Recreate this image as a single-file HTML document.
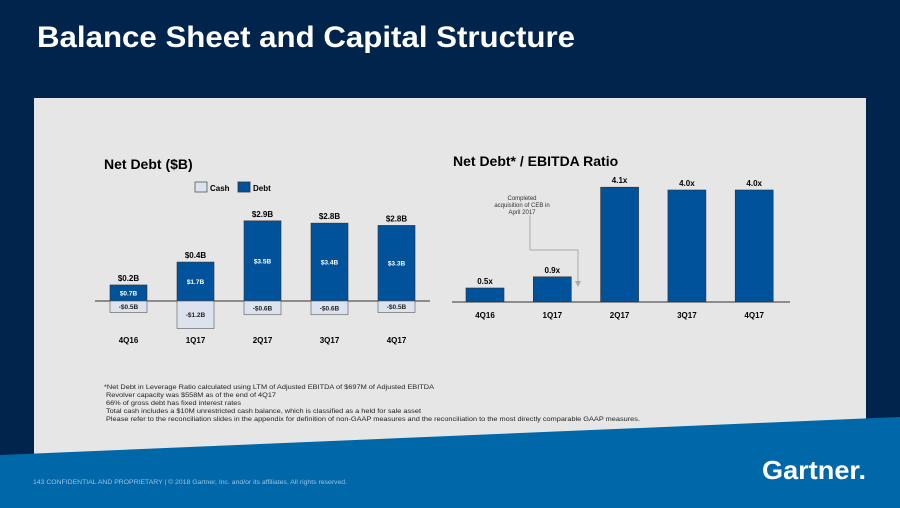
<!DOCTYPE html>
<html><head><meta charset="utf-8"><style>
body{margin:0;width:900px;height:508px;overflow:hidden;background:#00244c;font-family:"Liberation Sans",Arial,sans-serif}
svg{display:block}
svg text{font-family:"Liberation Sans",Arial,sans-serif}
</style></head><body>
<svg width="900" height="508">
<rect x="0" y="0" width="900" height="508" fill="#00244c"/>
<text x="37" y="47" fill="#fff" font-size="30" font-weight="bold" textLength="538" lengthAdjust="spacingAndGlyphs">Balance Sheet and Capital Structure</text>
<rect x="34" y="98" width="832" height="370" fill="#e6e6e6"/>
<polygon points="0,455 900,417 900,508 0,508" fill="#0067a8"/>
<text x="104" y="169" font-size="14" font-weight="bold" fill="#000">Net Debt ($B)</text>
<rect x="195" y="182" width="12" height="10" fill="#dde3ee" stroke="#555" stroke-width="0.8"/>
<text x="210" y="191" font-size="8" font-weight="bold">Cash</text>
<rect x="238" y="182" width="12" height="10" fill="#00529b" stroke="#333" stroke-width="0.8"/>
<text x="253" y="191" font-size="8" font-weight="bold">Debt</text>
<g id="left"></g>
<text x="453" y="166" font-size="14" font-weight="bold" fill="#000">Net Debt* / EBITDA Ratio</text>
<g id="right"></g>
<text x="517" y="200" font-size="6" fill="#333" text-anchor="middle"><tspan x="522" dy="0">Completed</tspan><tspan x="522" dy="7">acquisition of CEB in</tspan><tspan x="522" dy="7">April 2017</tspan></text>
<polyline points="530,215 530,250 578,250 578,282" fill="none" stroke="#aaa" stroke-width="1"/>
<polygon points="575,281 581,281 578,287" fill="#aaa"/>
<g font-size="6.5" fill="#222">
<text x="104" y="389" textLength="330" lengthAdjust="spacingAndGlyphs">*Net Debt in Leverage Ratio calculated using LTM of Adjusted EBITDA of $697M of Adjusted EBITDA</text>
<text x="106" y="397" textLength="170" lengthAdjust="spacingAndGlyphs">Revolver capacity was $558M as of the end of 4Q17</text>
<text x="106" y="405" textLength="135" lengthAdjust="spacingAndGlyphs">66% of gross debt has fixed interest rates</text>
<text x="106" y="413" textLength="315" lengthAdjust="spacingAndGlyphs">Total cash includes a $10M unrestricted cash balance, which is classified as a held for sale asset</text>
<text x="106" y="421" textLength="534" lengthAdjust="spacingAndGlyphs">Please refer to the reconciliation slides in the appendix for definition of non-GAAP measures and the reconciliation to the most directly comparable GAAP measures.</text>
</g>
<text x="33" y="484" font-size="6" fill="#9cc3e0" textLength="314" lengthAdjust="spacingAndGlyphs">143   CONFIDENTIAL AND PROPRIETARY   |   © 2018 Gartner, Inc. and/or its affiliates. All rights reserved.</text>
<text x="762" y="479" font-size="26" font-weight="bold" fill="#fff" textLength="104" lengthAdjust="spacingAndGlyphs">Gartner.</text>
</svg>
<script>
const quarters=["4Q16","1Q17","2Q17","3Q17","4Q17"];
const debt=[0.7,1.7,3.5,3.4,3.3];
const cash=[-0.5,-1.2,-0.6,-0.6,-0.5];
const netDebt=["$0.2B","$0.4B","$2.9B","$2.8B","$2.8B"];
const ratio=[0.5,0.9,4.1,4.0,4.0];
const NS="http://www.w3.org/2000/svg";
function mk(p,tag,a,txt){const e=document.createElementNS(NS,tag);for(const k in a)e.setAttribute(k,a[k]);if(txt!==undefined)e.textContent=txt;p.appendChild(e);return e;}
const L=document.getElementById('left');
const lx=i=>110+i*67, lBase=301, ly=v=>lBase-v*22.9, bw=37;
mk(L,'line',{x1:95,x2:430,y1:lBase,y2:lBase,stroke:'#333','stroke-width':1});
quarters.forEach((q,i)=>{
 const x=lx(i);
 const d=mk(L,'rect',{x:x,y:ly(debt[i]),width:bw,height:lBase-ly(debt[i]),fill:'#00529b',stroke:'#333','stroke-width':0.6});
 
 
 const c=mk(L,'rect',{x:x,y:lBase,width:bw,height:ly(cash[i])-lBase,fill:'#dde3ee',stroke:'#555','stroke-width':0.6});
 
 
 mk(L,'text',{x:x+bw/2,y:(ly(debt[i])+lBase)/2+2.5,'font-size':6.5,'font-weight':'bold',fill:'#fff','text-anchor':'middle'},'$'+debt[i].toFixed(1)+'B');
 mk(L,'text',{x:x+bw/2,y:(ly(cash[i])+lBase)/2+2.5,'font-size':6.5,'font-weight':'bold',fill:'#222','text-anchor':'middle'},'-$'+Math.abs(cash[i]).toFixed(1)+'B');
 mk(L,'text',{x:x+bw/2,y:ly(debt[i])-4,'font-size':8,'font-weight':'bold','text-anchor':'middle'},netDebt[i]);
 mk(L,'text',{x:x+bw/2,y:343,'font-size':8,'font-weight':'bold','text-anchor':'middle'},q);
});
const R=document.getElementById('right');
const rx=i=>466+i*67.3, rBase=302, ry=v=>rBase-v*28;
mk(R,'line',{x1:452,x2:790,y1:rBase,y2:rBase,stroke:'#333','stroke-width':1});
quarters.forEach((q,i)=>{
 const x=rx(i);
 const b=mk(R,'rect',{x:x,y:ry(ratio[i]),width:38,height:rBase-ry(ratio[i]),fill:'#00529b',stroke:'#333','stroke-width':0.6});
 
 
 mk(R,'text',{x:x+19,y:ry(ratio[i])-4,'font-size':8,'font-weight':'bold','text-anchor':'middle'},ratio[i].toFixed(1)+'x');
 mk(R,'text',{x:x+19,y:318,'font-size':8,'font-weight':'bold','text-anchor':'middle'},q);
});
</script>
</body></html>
__________________________________________________
Restate the data above word for word. Do not include the images.

Recreate this image as a single-file HTML document.
<!DOCTYPE html>
<html><head><meta charset="utf-8"><style>
body{margin:0;width:900px;height:508px;overflow:hidden;background:#00244c;font-family:"Liberation Sans",Arial,sans-serif}
svg{display:block}
svg text{font-family:"Liberation Sans",Arial,sans-serif}
</style></head><body>
<svg width="900" height="508">
<rect x="0" y="0" width="900" height="508" fill="#00244c"/>
<text x="37" y="47" fill="#fff" font-size="30" font-weight="bold" textLength="538" lengthAdjust="spacingAndGlyphs">Balance Sheet and Capital Structure</text>
<rect x="34" y="98" width="832" height="370" fill="#e6e6e6"/>
<polygon points="0,455 900,417 900,508 0,508" fill="#0067a8"/>
<text x="104" y="169" font-size="14" font-weight="bold" fill="#000">Net Debt ($B)</text>
<rect x="195" y="182" width="12" height="10" fill="#dde3ee" stroke="#555" stroke-width="0.8"/>
<text x="210" y="191" font-size="8" font-weight="bold">Cash</text>
<rect x="238" y="182" width="12" height="10" fill="#00529b" stroke="#333" stroke-width="0.8"/>
<text x="253" y="191" font-size="8" font-weight="bold">Debt</text>
<g id="left"></g>
<text x="453" y="166" font-size="14" font-weight="bold" fill="#000">Net Debt* / EBITDA Ratio</text>
<g id="right"></g>
<text x="517" y="200" font-size="6" fill="#333" text-anchor="middle"><tspan x="522" dy="0">Completed</tspan><tspan x="522" dy="7">acquisition of CEB in</tspan><tspan x="522" dy="7">April 2017</tspan></text>
<polyline points="530,215 530,250 578,250 578,282" fill="none" stroke="#aaa" stroke-width="1"/>
<polygon points="575,281 581,281 578,287" fill="#aaa"/>
<g font-size="6.5" fill="#222">
<text x="104" y="389" textLength="330" lengthAdjust="spacingAndGlyphs">*Net Debt in Leverage Ratio calculated using LTM of Adjusted EBITDA of $697M of Adjusted EBITDA</text>
<text x="106" y="397" textLength="170" lengthAdjust="spacingAndGlyphs">Revolver capacity was $558M as of the end of 4Q17</text>
<text x="106" y="405" textLength="135" lengthAdjust="spacingAndGlyphs">66% of gross debt has fixed interest rates</text>
<text x="106" y="413" textLength="315" lengthAdjust="spacingAndGlyphs">Total cash includes a $10M unrestricted cash balance, which is classified as a held for sale asset</text>
<text x="106" y="421" textLength="534" lengthAdjust="spacingAndGlyphs">Please refer to the reconciliation slides in the appendix for definition of non-GAAP measures and the reconciliation to the most directly comparable GAAP measures.</text>
</g>
<text x="33" y="484" font-size="6" fill="#9cc3e0" textLength="314" lengthAdjust="spacingAndGlyphs">143   CONFIDENTIAL AND PROPRIETARY   |   © 2018 Gartner, Inc. and/or its affiliates. All rights reserved.</text>
<text x="762" y="479" font-size="26" font-weight="bold" fill="#fff" textLength="104" lengthAdjust="spacingAndGlyphs">Gartner.</text>
</svg>
<script>
const quarters=["4Q16","1Q17","2Q17","3Q17","4Q17"];
const debt=[0.7,1.7,3.5,3.4,3.3];
const cash=[-0.5,-1.2,-0.6,-0.6,-0.5];
const netDebt=["$0.2B","$0.4B","$2.9B","$2.8B","$2.8B"];
const ratio=[0.5,0.9,4.1,4.0,4.0];
const NS="http://www.w3.org/2000/svg";
function mk(p,tag,a,txt){const e=document.createElementNS(NS,tag);for(const k in a)e.setAttribute(k,a[k]);if(txt!==undefined)e.textContent=txt;p.appendChild(e);return e;}
const L=document.getElementById('left');
const lx=i=>110+i*67, lBase=301, ly=v=>lBase-v*22.9, bw=37;
mk(L,'line',{x1:95,x2:430,y1:lBase,y2:lBase,stroke:'#333','stroke-width':1});
quarters.forEach((q,i)=>{
 const x=lx(i);
 const d=mk(L,'rect',{x:x,y:ly(debt[i]),width:bw,height:lBase-ly(debt[i]),fill:'#00529b',stroke:'#333','stroke-width':0.6});
 
 
 const c=mk(L,'rect',{x:x,y:lBase,width:bw,height:ly(cash[i])-lBase,fill:'#dde3ee',stroke:'#555','stroke-width':0.6});
 
 
 mk(L,'text',{x:x+bw/2,y:(ly(debt[i])+lBase)/2+2.5,'font-size':6.5,'font-weight':'bold',fill:'#fff','text-anchor':'middle'},'$'+debt[i].toFixed(1)+'B');
 mk(L,'text',{x:x+bw/2,y:(ly(cash[i])+lBase)/2+2.5,'font-size':6.5,'font-weight':'bold',fill:'#222','text-anchor':'middle'},'-$'+Math.abs(cash[i]).toFixed(1)+'B');
 mk(L,'text',{x:x+bw/2,y:ly(debt[i])-4,'font-size':8,'font-weight':'bold','text-anchor':'middle'},netDebt[i]);
 mk(L,'text',{x:x+bw/2,y:343,'font-size':8,'font-weight':'bold','text-anchor':'middle'},q);
});
const R=document.getElementById('right');
const rx=i=>466+i*67.3, rBase=302, ry=v=>rBase-v*28;
mk(R,'line',{x1:452,x2:790,y1:rBase,y2:rBase,stroke:'#333','stroke-width':1});
quarters.forEach((q,i)=>{
 const x=rx(i);
 const b=mk(R,'rect',{x:x,y:ry(ratio[i]),width:38,height:rBase-ry(ratio[i]),fill:'#00529b',stroke:'#333','stroke-width':0.6});
 
 
 mk(R,'text',{x:x+19,y:ry(ratio[i])-4,'font-size':8,'font-weight':'bold','text-anchor':'middle'},ratio[i].toFixed(1)+'x');
 mk(R,'text',{x:x+19,y:318,'font-size':8,'font-weight':'bold','text-anchor':'middle'},q);
});
</script>
</body></html>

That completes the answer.